Enhanced performance of rosin-based epoxy composites mixed with carbon nanotubes and cork powders from oriental oak bark

Abstract Rosin-based epoxy composites with high-impact toughness, tensile strength, modulus, and excellent flame retardance were prepared through a simple and effective approach. In this study, rosin-based epoxy resin (acrylopimaric diglycidyl ester, APA-ER) was synthesized from rosin, and the chemical structures of the products were determined by 1H NMR and FT-IR. The multiwalled carbon nanotubes (MWCNTs) and cork powders were introduced to the APA-ER to enhance the mechanical and thermal properties of epoxy composites. For the first time, cork powder was used to reinforce the modified rosin-based epoxy resin. Testing results of the mechanical properties indicated that the impact toughness of epoxy composite with 1.5 wt% MWCNTs and 3 wt% cork powders (100–200 mesh) had the highest value (12.34 and 12.04 kJ m−2), which was increased by 324% and 314%, respectively, compared to pure resin (2.91 kJ m−2). The composites with 1.5 wt% MWCNTs displayed better flexural and tensile performance compared to APA-ER/Cork. Moreover, the DMA, TG, and cone calorimeter results showed that APA-ER/Cork had a better performance in thermal stability and flame retardance than APA-ER/MWCNTs.

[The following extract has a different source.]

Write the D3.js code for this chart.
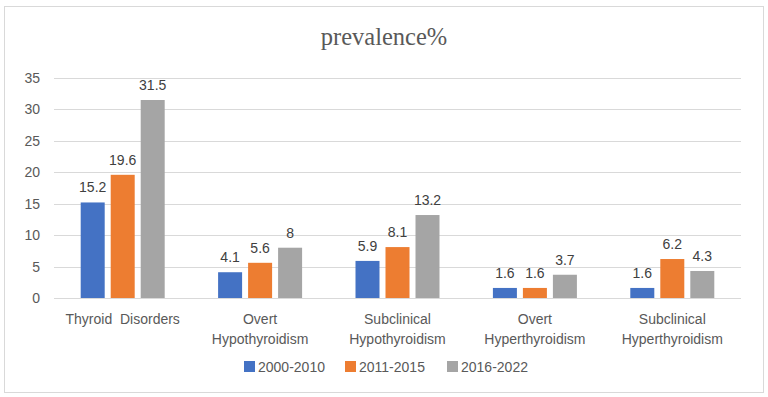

Additionally, the flame retardance of rosin-based epoxy resin was further improved by adding MWCNTs and cork powder simultaneously. These results showed that the rosin-based epoxy resin could be toughened and strengthened effectively, and the thermal performance was improved by MWCNTs and cork powders. In conclusion, the value-added development of rosin and cork products was increased and applied in the field of functional materials.